Yauck v. W. Town Bank & Trust – 3/20/2025
The Arizona Court of Appeals, Division One holds that the superior court’s award of a writ of attachment, writ of garnishment, and prejudgment discovery into assets was erroneous under the circumstances.
A bank and trust (the “Bank”) lent money to a limited liability company (the “Company”) pursuant to a loan agreement. The founders and majority shareholders of the Company (the “Shareholders”) separately executed guaranty agreements guaranteeing to repay the amounts due to the Bank under the loan agreement. The Company later filed for bankruptcy. The Bank sued the Shareholders in superior court, seeking to recover all sums due under the loan agreement.

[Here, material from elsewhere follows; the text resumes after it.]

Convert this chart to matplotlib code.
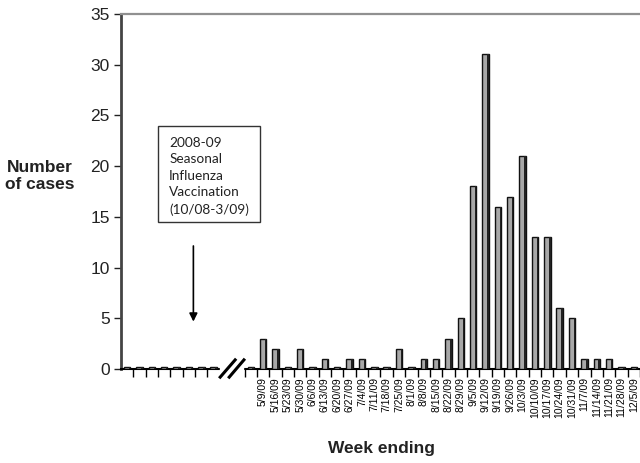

The Bank filed an application seeking the provisional remedies of attachment and prejudgment garnishment and requested leave to conduct discovery into the Shareholders’ assets (the “Application”). The superior court held a hearing and granted the Application, finding the Bank entitled to the provisional remedies of attachment and non-earnings garnishment upon posting a bond, and granting the Bank leave to conduct discovery into the Shareholders’ assets. The Shareholders sought relief from the ruling by special action.
The Arizona Court of Appeals accepted special action jurisdiction, noting the freezing of the Shareholders’ assets posed a risk of irreparable harm to the Shareholders. The Court explained that the requirement to post a bond is an imperfect safeguard against loss in the event of an erroneous grant of prejudgment writs, citing examples of damages that could not be undone, such as clouded title or tainted credit rating. The Court then turned to the parties’ arguments.
The Court rejected the Shareholders’ argument that the Bank’s claim against the Company in its bankruptcy proceeding precluded the Bank from simultaneously seeking relief from the Shareholders. The Court also held that, although an application for provisional remedies must be supported by affidavit, the failure to file the affidavit and application contemporaneously, though a procedural misstep, does not require that the application be denied.
The Court then held that the superior court’s grant of a writ of attachment, writ of garnishment, and leave to conduct discovery into the Shareholders’ asserts was improper and vacated the superior court’s orders.
Turning first to the request for a writ of attachment, the Court held that such a request pursuant to A.R.S. § 12-2403 may not be granted unless (1) the party seeking the remedy strictly complies with the statutory requirements to obtain the provisional remedy; (2) the party files and serves an application and notice; and (3) the party against whom the provisional remedy is sought has been afforded an opportunity for a hearing. The Court explained that the Bank failed to satisfy the first requirement under § 12-2403 by neglecting to provide an affidavit showing statutory grounds for issuance of the writ, as required by A.R.S. § 12-1522. Rather, the affidavit offered nothing more than conclusions lacking personal knowledge and failed to show any of the requirements for attachment. The Court also rejected the Bank’s argument that the superior court’s hearing under the third prong cured any deficiency under the first prong, noting that strict statutory compliance and the opportunity for a hearing are distinct elements under A.R.S. § 12-2403 that must each be met.
Next, the Court held that an entitlement to the provisional remedy of garnishment requires satisfaction of A.R.S. § 12-1572, which mandates that an application contain a statement that the applicant has good reason to believe that the garnishee holds nonexempt personal property belonging to the judgment debtor. The Court found that, because the Bank’s submission lacked such a statement, the superior court’s award of the provisional remedy of garnishment was unsupported.
Finally, the Court held that the award of prejudgment discovery into the Shareholder’s assets was also erroneous, declaring the mere fact that a party has been granted a provisional remedy, without more, does not entitle the party to conduct discovery into its adversary’s assets or financial condition. While the Court explained that such discovery might be appropriate where (1) the adversary’s assets are relevant to any claim or defense or (2) evidence suggests the adversary is concealing or disposing of assets to thwart collection on a future judgment, the Bank made no showing in support of either exception.
Judge Kiley authored the opinion, in which Judges Brown and Williams joined.